To be done: Do not carry the pictures over; copy every other part of the entries exactly.

Material shown:
+ + + + +

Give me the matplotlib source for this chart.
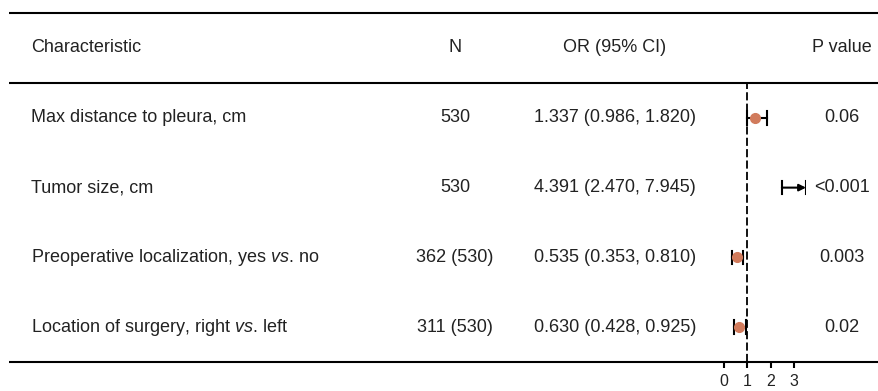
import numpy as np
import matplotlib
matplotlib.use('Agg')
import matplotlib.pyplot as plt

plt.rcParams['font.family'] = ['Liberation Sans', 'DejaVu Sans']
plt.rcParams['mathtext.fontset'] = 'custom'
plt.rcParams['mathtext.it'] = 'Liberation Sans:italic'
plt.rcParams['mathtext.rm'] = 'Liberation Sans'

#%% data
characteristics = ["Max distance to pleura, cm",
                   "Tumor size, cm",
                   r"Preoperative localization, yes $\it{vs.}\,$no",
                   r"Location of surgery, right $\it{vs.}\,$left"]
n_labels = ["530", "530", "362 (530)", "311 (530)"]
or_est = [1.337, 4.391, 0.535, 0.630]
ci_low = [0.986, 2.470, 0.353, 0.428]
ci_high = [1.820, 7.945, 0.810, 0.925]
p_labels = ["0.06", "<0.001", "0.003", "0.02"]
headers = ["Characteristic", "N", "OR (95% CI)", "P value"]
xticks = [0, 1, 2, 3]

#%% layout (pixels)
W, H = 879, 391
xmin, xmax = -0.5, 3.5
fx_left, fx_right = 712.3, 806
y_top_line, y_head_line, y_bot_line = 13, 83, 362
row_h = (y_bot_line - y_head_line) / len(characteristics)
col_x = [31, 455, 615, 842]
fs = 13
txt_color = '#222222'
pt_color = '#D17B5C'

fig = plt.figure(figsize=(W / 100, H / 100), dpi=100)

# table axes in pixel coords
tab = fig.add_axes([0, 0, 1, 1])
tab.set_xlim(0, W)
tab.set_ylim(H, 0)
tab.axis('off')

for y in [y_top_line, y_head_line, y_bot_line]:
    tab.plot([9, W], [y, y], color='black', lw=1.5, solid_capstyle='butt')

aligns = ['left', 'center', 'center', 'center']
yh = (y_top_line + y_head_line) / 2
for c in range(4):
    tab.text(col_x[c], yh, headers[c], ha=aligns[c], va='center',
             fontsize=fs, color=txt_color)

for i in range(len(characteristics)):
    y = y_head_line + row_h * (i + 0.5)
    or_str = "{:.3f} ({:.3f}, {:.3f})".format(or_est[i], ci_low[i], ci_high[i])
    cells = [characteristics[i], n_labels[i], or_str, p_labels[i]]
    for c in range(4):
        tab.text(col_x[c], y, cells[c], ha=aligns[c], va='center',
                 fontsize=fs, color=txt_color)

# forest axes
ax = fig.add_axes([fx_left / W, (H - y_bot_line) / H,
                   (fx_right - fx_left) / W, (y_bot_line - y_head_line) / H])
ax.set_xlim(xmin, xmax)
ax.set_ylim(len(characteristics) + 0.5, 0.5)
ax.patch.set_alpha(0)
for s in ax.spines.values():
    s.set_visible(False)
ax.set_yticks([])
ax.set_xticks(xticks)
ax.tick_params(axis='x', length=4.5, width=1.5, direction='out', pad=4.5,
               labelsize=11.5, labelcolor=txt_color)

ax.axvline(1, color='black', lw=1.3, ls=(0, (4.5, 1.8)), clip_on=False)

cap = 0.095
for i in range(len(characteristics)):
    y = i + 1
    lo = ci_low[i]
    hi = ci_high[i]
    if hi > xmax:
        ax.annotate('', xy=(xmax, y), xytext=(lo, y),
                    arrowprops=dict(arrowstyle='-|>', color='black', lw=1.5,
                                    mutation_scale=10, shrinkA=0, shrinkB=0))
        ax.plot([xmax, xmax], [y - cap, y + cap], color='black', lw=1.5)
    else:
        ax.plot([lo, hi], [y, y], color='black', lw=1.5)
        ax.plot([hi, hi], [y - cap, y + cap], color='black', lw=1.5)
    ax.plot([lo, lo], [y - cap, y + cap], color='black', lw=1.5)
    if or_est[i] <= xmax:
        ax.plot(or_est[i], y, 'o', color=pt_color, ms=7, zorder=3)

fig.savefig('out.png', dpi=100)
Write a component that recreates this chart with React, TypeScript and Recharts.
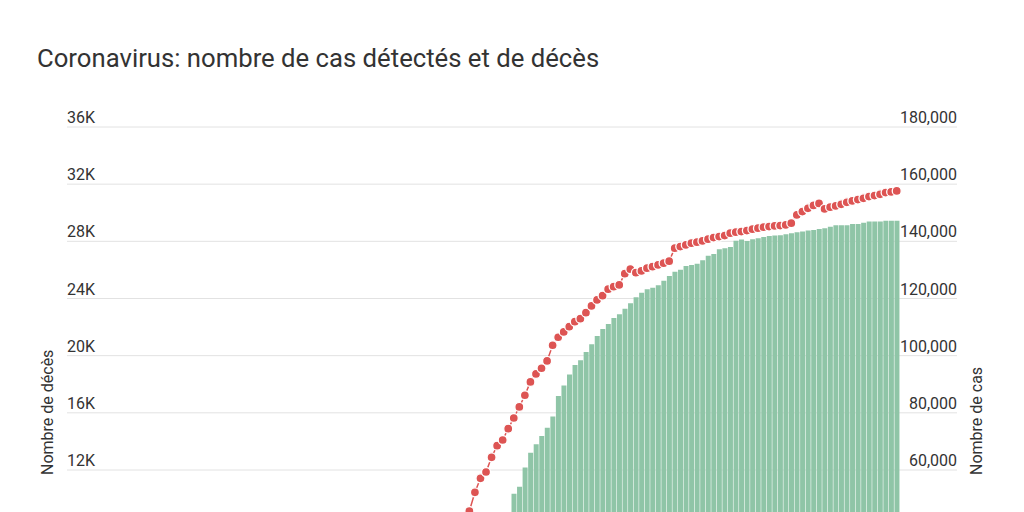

+ + + + +

Problem solution:
Give me the matplotlib source for this chart.
import numpy as np
import matplotlib
matplotlib.use('Agg')
import matplotlib.pyplot as plt

plt.rcParams['font.family'] = ['Liberation Sans', 'DejaVu Sans']
plt.rcParams['mathtext.fontset'] = 'custom'
plt.rcParams['mathtext.it'] = 'Liberation Sans:italic'
plt.rcParams['mathtext.rm'] = 'Liberation Sans'

#%% data
characteristics = ["Max distance to pleura, cm",
                   "Tumor size, cm",
                   r"Preoperative localization, yes $\it{vs.}\,$no",
                   r"Location of surgery, right $\it{vs.}\,$left"]
n_labels = ["530", "530", "362 (530)", "311 (530)"]
or_est = [1.337, 4.391, 0.535, 0.630]
ci_low = [0.986, 2.470, 0.353, 0.428]
ci_high = [1.820, 7.945, 0.810, 0.925]
p_labels = ["0.06", "<0.001", "0.003", "0.02"]
headers = ["Characteristic", "N", "OR (95% CI)", "P value"]
xticks = [0, 1, 2, 3]

#%% layout (pixels)
W, H = 879, 391
xmin, xmax = -0.5, 3.5
fx_left, fx_right = 712.3, 806
y_top_line, y_head_line, y_bot_line = 13, 83, 362
row_h = (y_bot_line - y_head_line) / len(characteristics)
col_x = [31, 455, 615, 842]
fs = 13
txt_color = '#222222'
pt_color = '#D17B5C'

fig = plt.figure(figsize=(W / 100, H / 100), dpi=100)

# table axes in pixel coords
tab = fig.add_axes([0, 0, 1, 1])
tab.set_xlim(0, W)
tab.set_ylim(H, 0)
tab.axis('off')

for y in [y_top_line, y_head_line, y_bot_line]:
    tab.plot([9, W], [y, y], color='black', lw=1.5, solid_capstyle='butt')

aligns = ['left', 'center', 'center', 'center']
yh = (y_top_line + y_head_line) / 2
for c in range(4):
    tab.text(col_x[c], yh, headers[c], ha=aligns[c], va='center',
             fontsize=fs, color=txt_color)

for i in range(len(characteristics)):
    y = y_head_line + row_h * (i + 0.5)
    or_str = "{:.3f} ({:.3f}, {:.3f})".format(or_est[i], ci_low[i], ci_high[i])
    cells = [characteristics[i], n_labels[i], or_str, p_labels[i]]
    for c in range(4):
        tab.text(col_x[c], y, cells[c], ha=aligns[c], va='center',
                 fontsize=fs, color=txt_color)

# forest axes
ax = fig.add_axes([fx_left / W, (H - y_bot_line) / H,
                   (fx_right - fx_left) / W, (y_bot_line - y_head_line) / H])
ax.set_xlim(xmin, xmax)
ax.set_ylim(len(characteristics) + 0.5, 0.5)
ax.patch.set_alpha(0)
for s in ax.spines.values():
    s.set_visible(False)
ax.set_yticks([])
ax.set_xticks(xticks)
ax.tick_params(axis='x', length=4.5, width=1.5, direction='out', pad=4.5,
               labelsize=11.5, labelcolor=txt_color)

ax.axvline(1, color='black', lw=1.3, ls=(0, (4.5, 1.8)), clip_on=False)

cap = 0.095
for i in range(len(characteristics)):
    y = i + 1
    lo = ci_low[i]
    hi = ci_high[i]
    if hi > xmax:
        ax.annotate('', xy=(xmax, y), xytext=(lo, y),
                    arrowprops=dict(arrowstyle='-|>', color='black', lw=1.5,
                                    mutation_scale=10, shrinkA=0, shrinkB=0))
        ax.plot([xmax, xmax], [y - cap, y + cap], color='black', lw=1.5)
    else:
        ax.plot([lo, hi], [y, y], color='black', lw=1.5)
        ax.plot([hi, hi], [y - cap, y + cap], color='black', lw=1.5)
    ax.plot([lo, lo], [y - cap, y + cap], color='black', lw=1.5)
    if or_est[i] <= xmax:
        ax.plot(or_est[i], y, 'o', color=pt_color, ms=7, zorder=3)

fig.savefig('out.png', dpi=100)
Write a component that recreates this chart with React, TypeScript and Recharts.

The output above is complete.